What ρ variation would reveal (not run in this spike)¶

rho_a controls how much of the downstream harm the Toolmaker internalises. With rho_a = 0 the careless archetype has no private cost for their accepted-but-shaky tools; with rho_a = 0.4 the expected welfare of proposing marginal tools goes negative. The spike's scenario YAML already sets rho_a: 0.1; the follow-on sweep axis would be rho_a ∈ {0.0, 0.1, 0.2, 0.4} — identical to examples/run_dag_calibration_study.py so the two bridges are directly comparable.

Caveats, honestly¶

Synthetic observables are monotone-in-truth by construction. The +0.94 Pearson is partly a feature of the generator — real LabOS observables come from an LLM Critic reading docstrings, and its calibration is what we actually want to measure. This spike validates the plumbing (scenario → events → proxy → metrics → plot), not the empirical claim that LabOS's real Critic is well-calibrated.
No LLM was called. Zero gemini-3 / openrouter tokens were spent. The bridge runner is pure-Python, seeded, and runs in <1s.
Only three archetypes. Real Toolmaker heterogeneity is likely continuous. The next bridge should sample archetype parameters per agent.

Go / No-Go¶

GO on a narrow follow-on. The spike cleanly shows that:

The Toolmaker→Critic loop maps onto ProxyComputer + SoftMetrics without new event types or new domain entities — the existing EventLog schema suffices.
The calibration question is well-posed and answerable with ≈180 proposals and one plot.
Adverse-selection vs separating is a single-sign metric (quality_gap) — easy to summarise, easy to compare to DAG/A-Evolve results.

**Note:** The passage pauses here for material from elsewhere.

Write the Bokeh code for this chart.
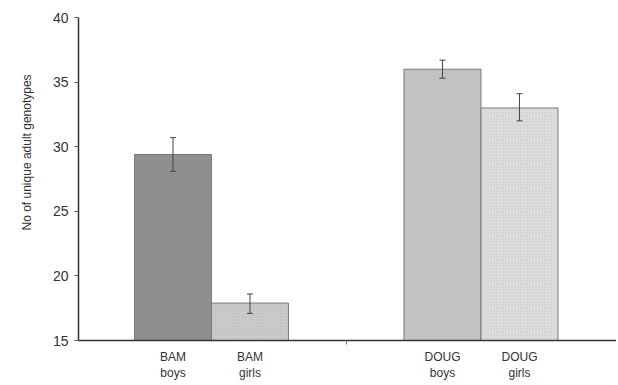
from bokeh.plotting import figure
from bokeh.models import ColumnDataSource, Whisker, TeeHead, FixedTicker, Range1d, Title
from bokeh.embed import file_html
from bokeh.resources import INLINE

groups = ["BAM", "DOUG"]
sexes = ["boys", "girls"]
means = [29.4, 17.9, 36.0, 33.0]
upper = [30.7, 18.6, 36.7, 34.1]
lower = [28.1, 17.1, 35.3, 32.0]
fills = ["#8f8f8f", "#cbcbcb", "#c2c2c2", "#dedede"]
hatches = [" ", "dot", " ", "dot"]
y_ticks = [15, 20, 25, 30, 35, 40]
y_title = "No of unique adult genotypes"

group_gap = 1.5
xs, labels = [], []
for gi, g in enumerate(groups):
    for si, s in enumerate(sexes):
        xs.append(gi * (len(sexes) + group_gap) + si)
        labels.append(f"{g}\n{s}")
mid = (xs[1] + xs[2]) / 2

src = ColumnDataSource(dict(x=xs, top=means, upper=upper, lower=lower,
                            fill=fills, hatch=hatches))

p = figure(width=616, height=385, output_backend="svg", toolbar_location=None,
           x_range=Range1d(-1.227, 5.76), y_range=Range1d(15, 40),
           min_border_left=78, min_border_right=0, min_border_top=17,
           min_border_bottom=45)
p.outline_line_color = None
p.xgrid.visible = False
p.ygrid.visible = False

p.vbar(x="x", top="top", bottom=15, width=1.0, source=src, fill_color="fill",
       line_color="#7a7a7a", line_width=1, hatch_pattern="hatch",
       hatch_color="#9a9a9a", hatch_alpha=0.35, hatch_scale=3)

w = Whisker(source=src, base="x", upper="upper", lower="lower",
            line_color="#444444", line_width=1, level="overlay",
            upper_head=TeeHead(size=6, line_color="#444444", line_width=1),
            lower_head=TeeHead(size=6, line_color="#444444", line_width=1))
p.add_layout(w)

font = "Liberation Sans"
p.yaxis.ticker = FixedTicker(ticks=y_ticks)
p.yaxis.minor_tick_line_color = None
p.yaxis.major_tick_out = 4
p.yaxis.major_tick_in = 0
p.yaxis.axis_line_color = "#333333"
p.yaxis.axis_line_width = 1.5
p.yaxis.major_tick_line_color = "#555555"
p.yaxis.major_label_text_font = font
p.yaxis.major_label_text_font_size = "14px"
p.yaxis.major_label_text_color = "#333333"
p.yaxis.major_label_standoff = 6

t = Title(text=y_title, align="left", offset=110, standoff=31,
          text_font=font, text_font_size="12px", text_font_style="normal",
          text_color="#333333")
p.add_layout(t, "left")

p.xaxis.ticker = FixedTicker(ticks=xs, minor_ticks=[mid])
p.xaxis.major_label_overrides = {x: l for x, l in zip(xs, labels)}
p.xaxis.major_tick_line_color = None
p.xaxis.minor_tick_out = 4
p.xaxis.minor_tick_in = 0
p.xaxis.minor_tick_line_color = "#777777"
p.xaxis.axis_line_color = "#333333"
p.xaxis.axis_line_width = 1.5
p.xaxis.major_label_text_font = font
p.xaxis.major_label_text_font_size = "12px"
p.xaxis.major_label_text_color = "#333333"
p.xaxis.major_label_standoff = 3

open("out.html", "w").write(file_html(p, INLINE))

Recommended next issue (do not open until board confirms):

Install labos==<pinned>, run its bundled Wet-Lab-Error-Detection demo on a fixed 10–20-task set with the real Critic in the loop, emit Toolmaker→Critic events via EventLog using exactly this spike's schema, regenerate the calibration plot from real Critic decisions, compare quality_gap and Pearson against the synthetic baseline. Stop if quality_gap flips sign; otherwise proceed to a ρ sweep.

Out of scope for this spike and the follow-on: XR / smart-glasses surface, LabOS outreach, a full BenchmarkAdapter à la swarm/bridges/aevolve/. Generalise only after the real-Critic measurement matches the synthetic one's sign.